One last thing: The GTX 980 is quiet. When I used MSI Afterburner to manually dial the fan up to 100%, it was easily audible through my case, which doesn't have any soundproofing. Still, it was only the volume of, say, a desk fan on a low setting. I didn't do a formal decibel test, but at max speed the GTX 980's fan was far quieter than my Radeon 7950's fan at a heavy load, which usually runs it to only 60% or so of full speed. The R9 290X's fan at 100% speed is also far louder than the GTX 980's.
In normal usage, though, you'll never see the most GPU fans dial up to 100%. Rome 2: Total War's benchmark only had the 980's fan spinning at about 45% speed, and it was inaudible through my case at that speed. Even with two cards being benchmarked in SLI in Maximum PC's lab, with the side panel of the testing rig removed, we couldn't hear the fans. This is not a card that will bother you while you play games.

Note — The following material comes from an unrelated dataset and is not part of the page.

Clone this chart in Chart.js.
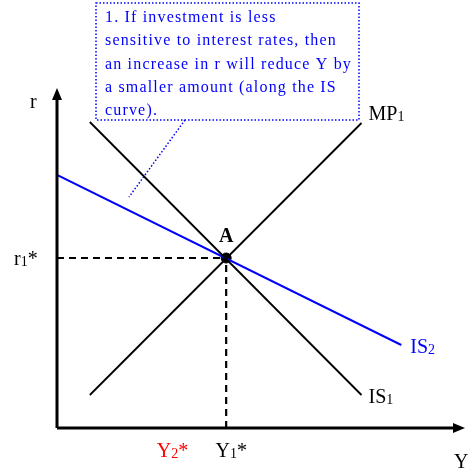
<!DOCTYPE html>
<html>
<head>
<meta charset="utf-8">
<script src="https://cdn.jsdelivr.net/npm/chart.js@4.4.1/dist/chart.umd.min.js"></script>
<style>
  html, body { margin: 0; padding: 0; background: #fff; }
  #wrap { width: 469px; height: 472px; }
</style>
</head>
<body>
<div id="wrap"><canvas id="islm"></canvas></div>
<script>
(function () {
    "use strict";

    // Curve end points (output Y, interest rate r)
    const mp1 = [[33, 33], [306, 305]];
    const is1 = [[33, 306], [306, 33]];
    const is2 = [[0, 253], [346, 83]];
    const equilibrium = [170, 170]; // Y1*, r1*
    const y2Star = 120;
    const axisMax = [408, 338];
    const noteLines = [
        "1. If investment is less",
        "sensitive to interest rates, then",
        "an increase in r will reduce Y by",
        "a smaller amount (along the IS",
        "curve).",
    ];

    const toPts = (arr) => arr.map((p) => ({ x: p[0], y: p[1] }));
    const serif = "'Liberation Serif', 'DejaVu Serif', serif";

    // Axes, labels and the note box
    const decorations = {
        id: "decorations",
        afterDatasetsDraw(chart) {
            const ctx = chart.ctx;
            const xs = chart.scales.x;
            const ys = chart.scales.y;
            const x0 = xs.getPixelForValue(0);
            const y0 = ys.getPixelForValue(0);
            const xEnd = xs.getPixelForValue(axisMax[0]);
            const yTop = ys.getPixelForValue(axisMax[1]);

            ctx.save();
            ctx.strokeStyle = "#000";
            ctx.fillStyle = "#000";
            ctx.lineWidth = 3;
            ctx.beginPath();
            ctx.moveTo(x0, y0);
            ctx.lineTo(x0, yTop + 8);
            ctx.moveTo(x0, y0);
            ctx.lineTo(xEnd - 8, y0);
            ctx.stroke();
            // arrow heads
            ctx.beginPath();
            ctx.moveTo(x0, yTop - 2);
            ctx.lineTo(x0 - 5, yTop + 10);
            ctx.lineTo(x0 + 5, yTop + 10);
            ctx.closePath();
            ctx.fill();
            ctx.beginPath();
            ctx.moveTo(xEnd + 2, y0);
            ctx.lineTo(xEnd - 10, y0 - 5);
            ctx.lineTo(xEnd - 10, y0 + 5);
            ctx.closePath();
            ctx.fill();

            const label = (main, sub, tail, x, y, color, align) => {
                ctx.fillStyle = color;
                ctx.textBaseline = "alphabetic";
                ctx.font = "20px " + serif;
                const w1 = ctx.measureText(main).width;
                ctx.font = "14px " + serif;
                const w2 = sub ? ctx.measureText(sub).width : 0;
                ctx.font = "20px " + serif;
                const w3 = tail ? ctx.measureText(tail).width : 0;
                let sx = x;
                if (align === "center") sx = x - (w1 + w2 + w3) / 2;
                ctx.textAlign = "left";
                ctx.font = "20px " + serif;
                ctx.fillText(main, sx, y);
                if (sub) {
                    ctx.font = "14px " + serif;
                    ctx.fillText(sub, sx + w1, y + 1);
                }
                if (tail) {
                    ctx.font = "20px " + serif;
                    ctx.fillText(tail, sx + w1 + w2, y);
                }
            };

            const ex = xs.getPixelForValue(equilibrium[0]);
            const ey = ys.getPixelForValue(equilibrium[1]);
            label("r", "", "", 30, yTop + 18, "#000", "left");
            label("r", "1", "*", 14, ey + 7, "#000", "left");
            label("Y", "1", "*", ex + 5, y0 + 29, "#000", "center");
            label("Y", "2", "*", xs.getPixelForValue(y2Star) - 4, y0 + 29, "#ff0000", "center");
            label("Y", "", "", xEnd - 9, y0 + 40, "#000", "left");
            label("MP", "1", "", xs.getPixelForValue(mp1[1][0]) + 7, ys.getPixelForValue(mp1[1][1]) - 3, "#000", "left");
            label("IS", "1", "", xs.getPixelForValue(is1[1][0]) + 7, ys.getPixelForValue(is1[1][1]) + 8, "#000", "left");
            label("IS", "2", "", xs.getPixelForValue(is2[1][0]) + 9, ys.getPixelForValue(is2[1][1]) + 8, "#0000ff", "left");

            ctx.font = "bold 20px " + serif;
            ctx.fillStyle = "#000";
            ctx.textAlign = "center";
            ctx.fillText("A", ex, ey - 16);

            // note box
            ctx.strokeStyle = "#0000ff";
            ctx.lineWidth = 1.5;
            ctx.setLineDash([1.5, 2]);
            ctx.strokeRect(96, 3, 263, 117);
            ctx.beginPath();
            ctx.moveTo(185, 120);
            ctx.lineTo(129, 197);
            ctx.stroke();
            ctx.setLineDash([]);
            ctx.fillStyle = "#0000ff";
            ctx.textAlign = "left";
            ctx.font = "16px " + serif;
            // spread the letters so the longest line fills the box like the original
            const longest = noteLines[2];
            const spacing = (247 - ctx.measureText(longest).width) / longest.length;
            ctx.letterSpacing = spacing.toFixed(2) + "px";
            noteLines.forEach((t, i) => {
                ctx.fillText(t, 105, 22 + i * 23.3);
            });
            ctx.letterSpacing = "0px";
            ctx.restore();
        },
    };

    const ctx = document.getElementById("islm").getContext("2d");
    new Chart(ctx, {
        type: "scatter",
        data: {
            datasets: [
                {
                    label: "MP1",
                    data: toPts(mp1),
                    showLine: true,
                    borderColor: "#000",
                    borderWidth: 1.8,
                    pointRadius: 0,
                },
                {
                    label: "IS1",
                    data: toPts(is1),
                    showLine: true,
                    borderColor: "#000",
                    borderWidth: 1.8,
                    pointRadius: 0,
                },
                {
                    label: "IS2",
                    data: toPts(is2),
                    showLine: true,
                    borderColor: "#0000ff",
                    borderWidth: 2,
                    pointRadius: 0,
                },
                {
                    label: "r1*",
                    data: [{ x: 0, y: equilibrium[1] }, { x: equilibrium[0], y: equilibrium[1] }],
                    showLine: true,
                    borderColor: "#000",
                    borderWidth: 2,
                    borderDash: [7, 5],
                    pointRadius: 0,
                },
                {
                    label: "Y1*",
                    data: [{ x: equilibrium[0], y: 0 }, { x: equilibrium[0], y: equilibrium[1] }],
                    showLine: true,
                    borderColor: "#000",
                    borderWidth: 2.2,
                    borderDash: [7, 5],
                    pointRadius: 0,
                },
                {
                    label: "A",
                    data: [{ x: equilibrium[0], y: equilibrium[1] }],
                    pointRadius: 5,
                    backgroundColor: "#000",
                    borderColor: "#000",
                },
            ],
        },
        options: {
            responsive: true,
            maintainAspectRatio: false,
            animation: false,
            layout: { padding: { left: 57, right: 4, top: 90, bottom: 44 } },
            plugins: {
                legend: { display: false },
                tooltip: { enabled: false },
            },
            scales: {
                x: { type: "linear", display: false, min: 0, max: axisMax[0] },
                y: { type: "linear", display: false, min: 0, max: axisMax[1] },
            },
        },
        plugins: [decorations],
    });
})();
</script>
</body>
</html>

Based on our benchmarking results, the GTX 980 is a better deal in every way than the GTX 780 and 780 Ti were at launch, at $650 and $700. Nvidia has been calling it a successor to the 680, and at $550 / £429, I think that's a fair claim. If you like to buy a top-of-the-line card every 3-4 years, this is the one you've been waiting for. If you're already on a 700 series card or AMD equivalent, however, you're only going to see modest performance improvements which aren't worth spending $550 / £429 on.
All the new features Nvidia is supporting with this architecture, most notably MFAA, Voxel Global Illumination, and DX12, which I covered in detail here, are going to pay off in 2015 and 2016 games. Maxwell is such a big deal for Nvidia, the GTX 780 Ti, 780 and 770 are all being discontinued right now. Nvidia clearly wants to push support of its new technologies and get as many people as possible on Maxwell.